Book Review: Best Homes in America

Best Homes in America by Dwell
Dwell Media, 2011
Paperback, 168 pages

In this special issue of Dwell, the editors of the popular "at home in the modern world" magazine dug through their back issues to assemble their favorite U.S. homes. To be precise, thirteen houses are featured, ranging from publication in 2008 to earlier this year. Each house and spread on it is distinctly Dwell, modern yet still packed with the objects and people that make a house a home. While the comments accompanying the slideshow at Huffington Post tend to be conservative jabs against modernism, the way Dwell chooses to portray the homes -- as lived-in places with the residents in the photos and quoted in the stories -- makes it clear that livability and design are important; it's not just about architecture as form. The relationship between architecture and client (and site, and the environment, among other factors) is the focus, so the houses can be seen as the ideal homes for their owners; otherwise why would they present their houses in the pages of Dwell?

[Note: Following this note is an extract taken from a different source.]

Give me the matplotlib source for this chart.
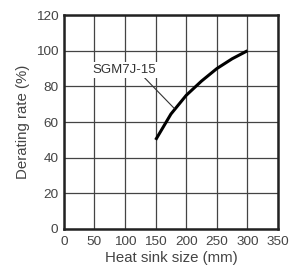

The houses range from Maine to the desert southwest, from a townhouse in the largest city in the country to a farmhouse on 55 Midwestern acres. It's a good mix, especially since it includes homes that are renovations as well as ground-up buildings. The varied mix makes it hard to pick favorites, but I'm partial to the Sky Ranch by Miller Hull, which perches an 800-sf residence atop a Seattle warehouse; LOT-EK's Weiner Residence/Studio, which cleverly incorporates old semi-truck beds in, of all places, a historic district in Manhattan; a bungalow in Austin, Texas renovated with salvage materials by the owner and his father, and told in a Studs Terkel-esque manner to Sarah Rich; and a guest cottage designed by Gray Organschi Architecture that is quaint yet expansive. What makes them "the best" is ripe for argument (I'd contend that the editors strove to present a cross-section, rather than their own favorites, which may have leaned noticeably in one direction), but there is something for everybody. The cover price might be almost double the normal cover price, but the scaling back of ads makes it worthwhile, especially for those not yet indoctrinated into the world of Dwell.